Smart growth to define Mason's pursuit of strategic goals

Senior Vice President J.J. Davis and Provost David Wu conducted Thursday's town hall meeting on the strategic plan update. Photos by Ron Aira.

At a town hall last week, Senior Vice President J. J. Davis and Provost David Wu recapped the university-wide strategic plan update from November 2017 and laid out a framework for the resources and financing necessary to execute the second half of that 2014-2024 plan.

The 80-minute presentation in the Hub on the Fairfax Campus on Thursday, accessible here, summarized progress since 2014 while framing a smart growth strategy for the future.

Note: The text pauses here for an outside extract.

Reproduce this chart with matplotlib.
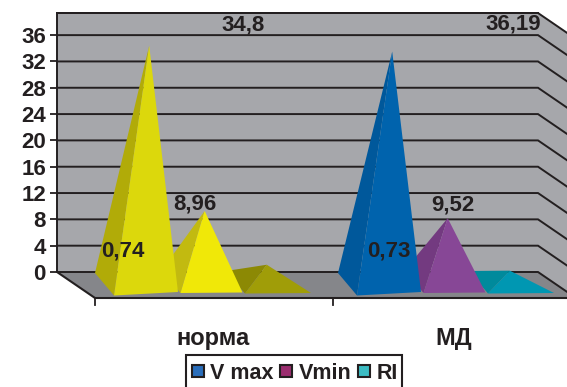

“Over the past eight years, almost 50 percent of the enrollment growth in Virginia came from Mason,” Wu said. “We have to take a pause and think intentionally about how we’re going to grow and how to prepare for that growth. With our rising reputation and surging workforce demand, we will be growing anyway—but how do we grow much more intentionally, in a smart way.”

Davis and Wu encouraged faculty and staff to offer input on how to best execute the 12 goals detailed in the strategic plan. Additional feedback can be submitted here by April 12. The many objectives include recruiting and retaining faculty and staff, providing a high-quality and streamlined student experience for an increasingly diverse student body, offering more experiential learning opportunities, upgrading technology platforms, accelerating research to help enhance the university’s R1 status, and urging more multidisciplinary research and teaching.

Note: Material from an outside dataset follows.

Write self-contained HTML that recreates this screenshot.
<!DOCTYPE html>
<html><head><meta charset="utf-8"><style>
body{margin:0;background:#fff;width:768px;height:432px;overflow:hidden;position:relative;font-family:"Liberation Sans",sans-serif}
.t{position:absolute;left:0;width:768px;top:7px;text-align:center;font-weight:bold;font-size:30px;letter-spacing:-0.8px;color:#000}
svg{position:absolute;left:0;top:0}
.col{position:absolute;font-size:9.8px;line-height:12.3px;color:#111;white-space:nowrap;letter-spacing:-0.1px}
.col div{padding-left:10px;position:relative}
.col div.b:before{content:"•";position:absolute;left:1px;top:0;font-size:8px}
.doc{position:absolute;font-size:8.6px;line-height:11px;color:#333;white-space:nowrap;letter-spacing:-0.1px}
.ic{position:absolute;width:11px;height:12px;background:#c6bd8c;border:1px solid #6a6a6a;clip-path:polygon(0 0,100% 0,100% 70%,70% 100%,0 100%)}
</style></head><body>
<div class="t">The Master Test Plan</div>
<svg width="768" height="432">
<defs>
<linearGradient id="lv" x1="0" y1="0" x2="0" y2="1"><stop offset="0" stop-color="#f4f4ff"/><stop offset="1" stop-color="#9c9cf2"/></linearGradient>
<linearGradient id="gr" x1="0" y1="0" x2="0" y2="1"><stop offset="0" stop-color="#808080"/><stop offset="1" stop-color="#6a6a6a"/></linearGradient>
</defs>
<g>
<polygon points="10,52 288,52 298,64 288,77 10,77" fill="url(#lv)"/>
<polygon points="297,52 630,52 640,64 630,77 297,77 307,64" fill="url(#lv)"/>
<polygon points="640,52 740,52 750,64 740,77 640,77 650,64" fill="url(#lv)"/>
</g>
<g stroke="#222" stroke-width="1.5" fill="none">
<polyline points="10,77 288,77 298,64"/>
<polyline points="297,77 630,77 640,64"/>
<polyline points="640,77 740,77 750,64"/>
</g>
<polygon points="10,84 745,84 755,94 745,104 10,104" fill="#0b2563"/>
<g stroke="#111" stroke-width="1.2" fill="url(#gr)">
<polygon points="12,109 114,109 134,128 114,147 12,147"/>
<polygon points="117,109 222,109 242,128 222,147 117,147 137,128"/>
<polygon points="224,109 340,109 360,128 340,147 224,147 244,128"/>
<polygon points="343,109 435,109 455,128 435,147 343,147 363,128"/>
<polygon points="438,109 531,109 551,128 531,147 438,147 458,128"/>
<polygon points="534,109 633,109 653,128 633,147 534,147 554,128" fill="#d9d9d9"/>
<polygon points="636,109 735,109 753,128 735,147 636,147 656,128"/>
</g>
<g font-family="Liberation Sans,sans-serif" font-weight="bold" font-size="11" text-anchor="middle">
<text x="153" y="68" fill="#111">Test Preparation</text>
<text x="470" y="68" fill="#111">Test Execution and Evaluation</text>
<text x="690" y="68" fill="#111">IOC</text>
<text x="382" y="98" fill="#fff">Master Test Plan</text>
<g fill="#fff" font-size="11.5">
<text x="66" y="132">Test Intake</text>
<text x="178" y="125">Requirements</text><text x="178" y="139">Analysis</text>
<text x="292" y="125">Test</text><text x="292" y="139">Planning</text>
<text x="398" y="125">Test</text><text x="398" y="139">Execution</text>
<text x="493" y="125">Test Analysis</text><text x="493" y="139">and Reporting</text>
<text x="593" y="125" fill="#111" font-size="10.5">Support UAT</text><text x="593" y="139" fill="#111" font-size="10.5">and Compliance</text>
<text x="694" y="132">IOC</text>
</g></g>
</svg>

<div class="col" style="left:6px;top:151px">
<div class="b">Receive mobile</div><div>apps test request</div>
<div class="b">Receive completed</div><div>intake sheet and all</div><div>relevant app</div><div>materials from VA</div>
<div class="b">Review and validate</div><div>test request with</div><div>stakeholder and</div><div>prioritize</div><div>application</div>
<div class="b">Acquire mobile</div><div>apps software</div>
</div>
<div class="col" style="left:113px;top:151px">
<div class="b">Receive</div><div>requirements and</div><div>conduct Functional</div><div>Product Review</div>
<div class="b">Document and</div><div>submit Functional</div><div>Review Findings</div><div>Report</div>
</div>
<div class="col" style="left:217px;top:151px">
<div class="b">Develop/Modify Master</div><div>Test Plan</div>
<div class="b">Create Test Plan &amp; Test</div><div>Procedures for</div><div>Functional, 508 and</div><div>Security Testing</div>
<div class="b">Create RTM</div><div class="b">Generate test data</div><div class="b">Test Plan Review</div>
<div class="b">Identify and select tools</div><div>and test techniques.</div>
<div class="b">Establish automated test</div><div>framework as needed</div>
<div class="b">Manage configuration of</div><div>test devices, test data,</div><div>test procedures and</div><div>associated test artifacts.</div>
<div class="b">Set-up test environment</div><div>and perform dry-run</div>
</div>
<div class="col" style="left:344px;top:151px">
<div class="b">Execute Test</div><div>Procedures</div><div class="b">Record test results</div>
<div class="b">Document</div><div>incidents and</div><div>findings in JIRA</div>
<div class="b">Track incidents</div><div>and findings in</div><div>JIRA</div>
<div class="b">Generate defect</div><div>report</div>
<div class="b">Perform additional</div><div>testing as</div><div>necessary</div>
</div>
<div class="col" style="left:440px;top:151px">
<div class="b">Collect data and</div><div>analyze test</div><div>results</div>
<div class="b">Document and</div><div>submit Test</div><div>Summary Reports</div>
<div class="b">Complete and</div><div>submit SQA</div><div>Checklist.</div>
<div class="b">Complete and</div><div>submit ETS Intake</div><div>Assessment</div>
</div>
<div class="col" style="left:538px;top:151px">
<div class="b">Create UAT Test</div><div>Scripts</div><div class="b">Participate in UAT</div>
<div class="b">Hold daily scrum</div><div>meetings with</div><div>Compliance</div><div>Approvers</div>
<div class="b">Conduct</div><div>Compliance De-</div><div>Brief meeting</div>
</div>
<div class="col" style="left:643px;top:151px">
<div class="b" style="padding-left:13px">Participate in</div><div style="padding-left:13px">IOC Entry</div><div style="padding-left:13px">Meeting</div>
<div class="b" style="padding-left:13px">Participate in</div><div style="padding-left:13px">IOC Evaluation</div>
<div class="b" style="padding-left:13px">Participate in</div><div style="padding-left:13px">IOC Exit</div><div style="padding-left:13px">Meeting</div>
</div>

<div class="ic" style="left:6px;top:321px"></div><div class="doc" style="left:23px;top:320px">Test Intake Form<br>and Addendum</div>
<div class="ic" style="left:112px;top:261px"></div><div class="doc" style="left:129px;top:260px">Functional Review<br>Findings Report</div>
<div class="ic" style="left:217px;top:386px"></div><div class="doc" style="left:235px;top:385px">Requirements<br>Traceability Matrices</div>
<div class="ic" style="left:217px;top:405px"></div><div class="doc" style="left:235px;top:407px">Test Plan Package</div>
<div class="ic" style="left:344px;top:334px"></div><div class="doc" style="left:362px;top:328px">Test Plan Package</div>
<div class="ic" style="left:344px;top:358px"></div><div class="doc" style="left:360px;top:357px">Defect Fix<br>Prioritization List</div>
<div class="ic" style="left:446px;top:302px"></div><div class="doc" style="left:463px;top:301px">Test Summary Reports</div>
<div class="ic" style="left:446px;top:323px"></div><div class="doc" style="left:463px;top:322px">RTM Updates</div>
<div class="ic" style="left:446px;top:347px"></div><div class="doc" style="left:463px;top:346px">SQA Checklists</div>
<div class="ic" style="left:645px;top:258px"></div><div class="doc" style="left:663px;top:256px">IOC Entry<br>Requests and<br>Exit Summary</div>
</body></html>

Davis noted that Mason has two distinct advantages that many institutions do not. One is greater demand from students to pursue a Mason degree—enrollment is projected to grow by 7,000, including 1,700 online students, by 2024. And, secondly, the university has room to grow, with 216 acres on West Campus.

Davis said the key to the university’s future will be the same as the key to its past—the faculty and staff who have built Mason into a top 100 university nationally and top 300 internationally. Mason is projected to add nearly 1,000 faculty and staff members by 2024.

“It’s all about people. We’re in it together—and it’s a marathon, not a sprint,” Davis said. “We didn’t get here without you, and we’re not going to get ‘there’ without you. We need your engagement…. You know best how to help us get there.”

The largest and most diverse public university in Virginia, Mason has earned the distinction as one of 115 top-tier research universities in the country, and the academic credentials of increasingly diverse incoming classes continue to rise.

The university set a goal to graduate 100,000 students between 2014 and 2024 to fill critical gaps in the region and state workforce. The expected influx of students will require greater utilization of existing resources. Davis said a space efficiency study is underway, and the university also is exploring office and housing options off campus.

Mason’s enrollment growth in the coming years will include students who attend Mason through the ADVANCE partnership with Northern Virginia Community College and from online courses through partnerships with Wiley and the Online Virginia Network. The need for growing the online curriculum is evident—81 percent of seats in Mason online classes are filled; the university offered 729 online courses in fall 2017.

“People always say, ‘How can you be R1 and at the same time provide access to a large population of students?’” Wu said. “The answer is to do it smartly and with strategic partnerships. Most universities pick one path or the other—whether you become a prestigious research university or you become an institution that provides access to education to a large population. Mason is one of the very few institutions that strives to do both.”